New York, October 09, 2008 -- Moody's Investors Service placed the long-term debt ratings of Morgan Stanley (senior debt at A1) and its subsidiaries on review for downgrade. All short-term ratings were affirmed at Prime-1.

Moody's review is based upon its expectation that an extended downturn in global capital market activity will reduce Morgan Stanley's revenue and profit potential in 2009, and perhaps beyond this period. In addition to the depressed market environment, Morgan Stanley will need to adapt the firm's business activities and balance sheet to operate in a bank holding company structure. This could limit profit opportunities for Morgan Stanley, though the firm's risk profile could be lowered, thus mitigating this concern.
As well, customer and investor concerns regarding wholesale investment banks have also put pressure on Morgan Stanley. Investor, counterparty and customer confidence is critical to the funding and profit generation of the firm, especially in a hostile market environment. During its review, Moody's will focus on the success of the actions that management takes to alleviate these confidence pressures and maintain customer franchises, while retaining key producers in a difficult environment.
Moody's also said that, in its view, Morgan Stanley's recent performance has been relatively solid, it has acted to solidify its capital base, it has maintained a good liquidity profile, and it has benefited from a level of systemic support that is factored into the rating.
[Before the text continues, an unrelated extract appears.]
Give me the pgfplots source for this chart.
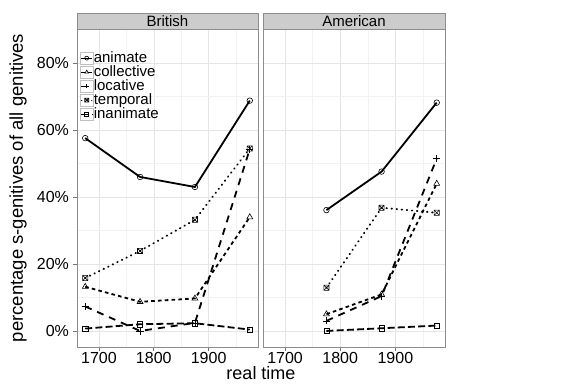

The benefits of these attributes relative to the risks cited above will be considered by Moody's during its ratings review.
Morgan Stanley has reported $4.0 billion in income in the first nine months of 2008, though this included gains from credit spread widening on its own debt and asset sales. Nonetheless, Morgan Stanley has been able to outperform many peers who reported substantial losses over the same period. This performance and Morgan Stanley's profitable and diversified franchises in investment banking, capital markets, retail brokerage business and asset management support the current ratings.
Moody's noted that Morgan Stanley has moved quickly during this extended crisis to de-risk the balance sheet and reduce leverage. The firm reported a 12.7% Tier One capital ratio at quarter end. Moody's expects that the investment by Mitsubishi-UFJ will close as scheduled on October 14, 2008. This will increase Morgan Stanley's capital base through an injection of $3 billion of common equity and $6 billion of preferred equity. Moody's views the closing of the Mitsubishi-UFJ capital injection as critical to maintaining current rating levels in light of the more challenging business conditions for wholesale investment banks.
According to Moody's, Morgan Stanley has a good liquidity profile. The firm maintains a high-quality liquidity pool sufficient to cover a wide variety of potential demands such as a contraction in collateralized funding terms, changing margin requirements, outflows of customer balances, and potential loan commitments in addition to normal debt maturities. The firm's prime brokerage business is largely self-funded and the firm is careful to finance primarily liquid collateral. The firm's balance sheet has substantially declined in the past year, reducing total funding demands.
Moody's also said that recent actions by regulators during the credit crisis raise questions as to the level and certainty of support that firms such as Morgan Stanley would receive in market crises. However, Moody's recognizes that the numerous actions by regulatory authorities to support the industry do lower the risk to creditors. These include the rapid approval of Morgan Stanley's application to become a Federal Reserve regulated bank holding company, and expanded liquidity provision under the Term Securities Lending Facility and Primary Dealer Credit Facilities. Moody's current A1 rating reflects this support, and Moody's views it as a significant source of credit enhancement necessary to maintain Morgan Stanley's current rating level.